___ Dataset extract ___
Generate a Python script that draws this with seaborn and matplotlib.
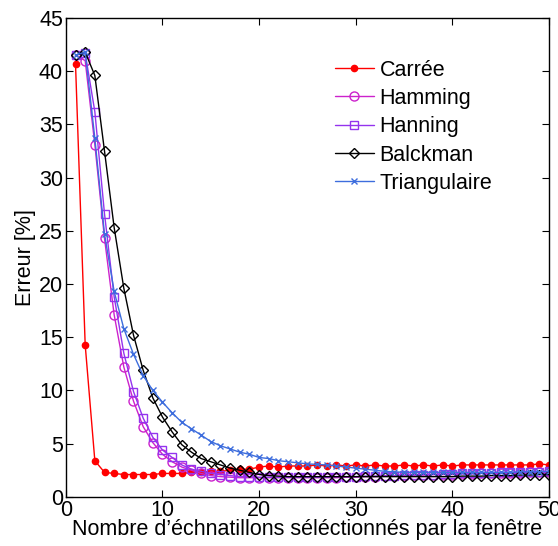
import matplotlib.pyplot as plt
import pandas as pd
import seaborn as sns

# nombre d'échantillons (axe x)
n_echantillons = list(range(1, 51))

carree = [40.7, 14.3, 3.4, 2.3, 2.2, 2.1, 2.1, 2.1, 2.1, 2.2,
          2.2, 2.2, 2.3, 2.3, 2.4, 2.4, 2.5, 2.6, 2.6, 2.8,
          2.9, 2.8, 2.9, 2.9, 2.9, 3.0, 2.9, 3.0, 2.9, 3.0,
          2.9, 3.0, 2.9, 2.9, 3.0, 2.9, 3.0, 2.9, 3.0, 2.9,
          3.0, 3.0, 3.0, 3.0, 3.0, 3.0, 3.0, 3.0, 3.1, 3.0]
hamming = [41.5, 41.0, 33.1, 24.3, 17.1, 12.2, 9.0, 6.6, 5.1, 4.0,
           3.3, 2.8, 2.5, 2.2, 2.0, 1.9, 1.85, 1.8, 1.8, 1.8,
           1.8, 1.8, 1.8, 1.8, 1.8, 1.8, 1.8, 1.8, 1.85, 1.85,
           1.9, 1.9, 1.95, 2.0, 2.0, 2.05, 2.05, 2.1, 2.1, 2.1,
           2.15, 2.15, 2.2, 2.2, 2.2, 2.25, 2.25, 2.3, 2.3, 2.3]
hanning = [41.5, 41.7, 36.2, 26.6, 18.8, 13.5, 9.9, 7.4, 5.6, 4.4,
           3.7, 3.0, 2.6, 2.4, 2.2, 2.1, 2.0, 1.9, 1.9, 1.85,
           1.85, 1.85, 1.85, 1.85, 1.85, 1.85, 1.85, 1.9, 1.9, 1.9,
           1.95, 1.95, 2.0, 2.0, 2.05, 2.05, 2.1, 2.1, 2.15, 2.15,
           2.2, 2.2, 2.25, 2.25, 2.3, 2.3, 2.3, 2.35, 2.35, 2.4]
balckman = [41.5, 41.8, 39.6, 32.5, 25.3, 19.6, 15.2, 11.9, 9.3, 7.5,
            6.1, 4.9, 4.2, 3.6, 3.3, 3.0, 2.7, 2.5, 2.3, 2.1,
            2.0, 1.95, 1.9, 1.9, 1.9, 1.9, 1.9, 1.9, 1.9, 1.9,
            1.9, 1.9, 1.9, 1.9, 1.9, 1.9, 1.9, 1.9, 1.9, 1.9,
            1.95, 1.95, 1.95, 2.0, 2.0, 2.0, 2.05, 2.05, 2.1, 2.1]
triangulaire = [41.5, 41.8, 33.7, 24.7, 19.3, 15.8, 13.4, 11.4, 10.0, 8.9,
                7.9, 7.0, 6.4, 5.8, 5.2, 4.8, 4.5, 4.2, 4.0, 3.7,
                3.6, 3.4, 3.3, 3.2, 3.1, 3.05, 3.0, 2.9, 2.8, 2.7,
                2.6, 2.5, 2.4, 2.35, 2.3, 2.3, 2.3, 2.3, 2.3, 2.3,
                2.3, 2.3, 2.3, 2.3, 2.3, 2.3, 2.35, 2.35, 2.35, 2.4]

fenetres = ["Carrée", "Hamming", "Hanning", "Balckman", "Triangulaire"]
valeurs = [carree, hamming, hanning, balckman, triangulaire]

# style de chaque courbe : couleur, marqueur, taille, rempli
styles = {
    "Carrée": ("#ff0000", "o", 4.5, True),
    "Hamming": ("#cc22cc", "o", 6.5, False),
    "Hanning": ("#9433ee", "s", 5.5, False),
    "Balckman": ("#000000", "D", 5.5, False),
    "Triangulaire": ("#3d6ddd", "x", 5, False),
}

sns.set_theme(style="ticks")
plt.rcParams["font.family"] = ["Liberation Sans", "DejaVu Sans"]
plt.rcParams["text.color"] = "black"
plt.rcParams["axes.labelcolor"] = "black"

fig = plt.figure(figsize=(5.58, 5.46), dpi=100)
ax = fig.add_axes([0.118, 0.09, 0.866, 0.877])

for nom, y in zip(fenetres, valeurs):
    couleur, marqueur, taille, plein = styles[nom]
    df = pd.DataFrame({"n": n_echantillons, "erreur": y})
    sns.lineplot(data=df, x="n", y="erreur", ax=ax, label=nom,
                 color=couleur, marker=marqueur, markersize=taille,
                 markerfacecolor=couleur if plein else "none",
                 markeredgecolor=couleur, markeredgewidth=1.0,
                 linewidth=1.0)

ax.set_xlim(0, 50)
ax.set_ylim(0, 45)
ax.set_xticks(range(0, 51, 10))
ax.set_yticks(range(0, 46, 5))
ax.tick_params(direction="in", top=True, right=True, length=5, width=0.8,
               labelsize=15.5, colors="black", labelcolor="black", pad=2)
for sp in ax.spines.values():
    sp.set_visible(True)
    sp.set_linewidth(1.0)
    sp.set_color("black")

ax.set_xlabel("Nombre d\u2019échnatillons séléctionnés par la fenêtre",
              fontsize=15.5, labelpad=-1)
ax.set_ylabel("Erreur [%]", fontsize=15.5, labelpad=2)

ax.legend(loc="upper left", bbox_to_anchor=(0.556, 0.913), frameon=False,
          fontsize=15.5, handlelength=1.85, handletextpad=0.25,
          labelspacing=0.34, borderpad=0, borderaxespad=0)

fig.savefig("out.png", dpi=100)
___
> **Set exercise**
Report all lines of the data above that include the string "matplotlib".

> **Task answer**
Generate a Python script that draws this with seaborn and matplotlib.
import matplotlib.pyplot as plt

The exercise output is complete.